At the end of last week, William Patterson, executive director of CtW Investment Group, the investment arm of labor federation Change to Win, called for Mozilo, Countrywide's CEO to resign or be fired. CtW's unions' pension funds own something close to 3.5 million Countrywide shares. To this point, the Countrywide Board has been silent on the issue, as has Mozilo himself.
There are lots of reasons for Boards to "stand by their men", even when investors become belligerent. Oftentimes, downturns in financial results can't be directly linked to the CEO's leadership or decisions; they come about because of unexpected market changes, unforeseen events or even in the midst of strategic turnaround. After all, altering the course of a huge organization away from proverbial icebergs is very much like turning a huge, slow-moving ship. Sometimes the results suffer along the way. GM's CEO, Wagoner, is in the midst of such a change. And while it hasn't yet been reflected in stock price or other lag indicators, the recent union agreement will likely create a real potential for positive change at GM. Changing leadership at that point would be foolhardy.
There are also cases where the Board needs to jump on the problem. "Chainsaw" Al Dunlop should have been axed prior to his complete evisceration of Sunbeam. The Board waited too long and paid the price.
But one place where it is not all that ambiguous is in the case of Mozilo. The decisions that have led Countrywide to its current state of decline were predictable. It didn't require a crystal ball to know that the ARM's that made up most of the company's product line, once they were adjusted, would be painful for a great many of the less-than-credit-perfect lenders. Even if the housing market had remained strong, those homeowners would have faced untenable increases in payments with no commensurate increase in their own earnings. After all, the stagnation in salaries and hourly wages is not a new phenomenon. Wages have risen at a rate far below consumer prices, and certainly way below the rates of increase in property prices(until recently).
This turn of events at Countrywide could have been averted in any number of ways had the leadership been thinking clearly about the future while strategizing: A different mix of products, more disclosure to lenders about the likely ramifications of their rate adjustments, a willingness to grow somewhat less quickly by having marginally higher standards for lenders so that the overall credit-worthiness of customers was higher on average. Any of these decisions could have made a significant difference in todays results.

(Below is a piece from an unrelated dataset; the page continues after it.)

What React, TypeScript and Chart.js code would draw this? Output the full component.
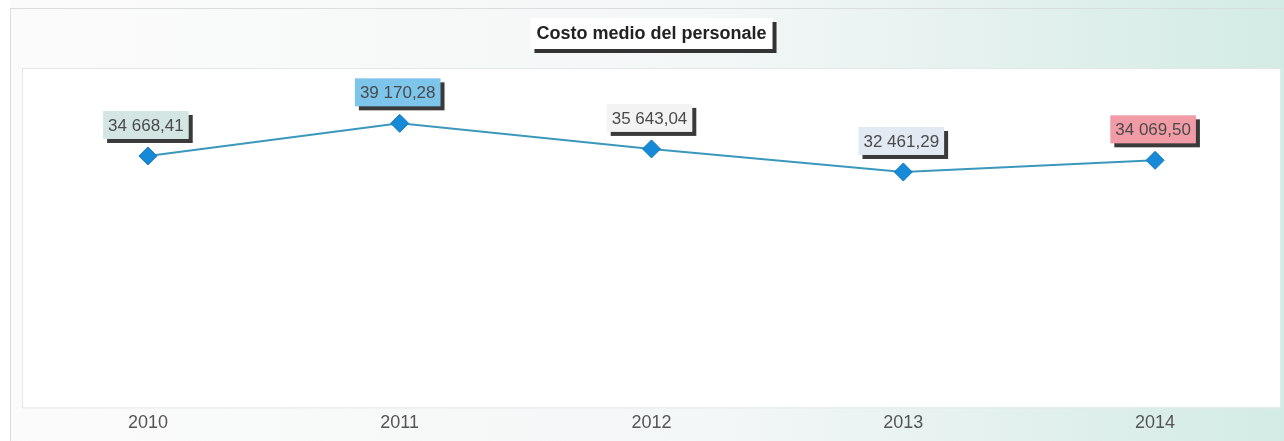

To have done that though, there needed to be firm principles in place that would have dictated red flags as the strategy was created. If the organization or its leaders had been operating with even the most skeletal of core values, both strategic values (those necessary to deliver the company's value proposition) and ethical principles, the strategy would have been different. But those core values were missing at Countrywide, and so the only principle determining action was a commitment to short-term profiteering. The consequences are far worse for the nearly 12,000 employees who are being laid off than they will EVER be for Mozilo. Too bad. It would be nice if just once those who caused the pain had to suffer it too.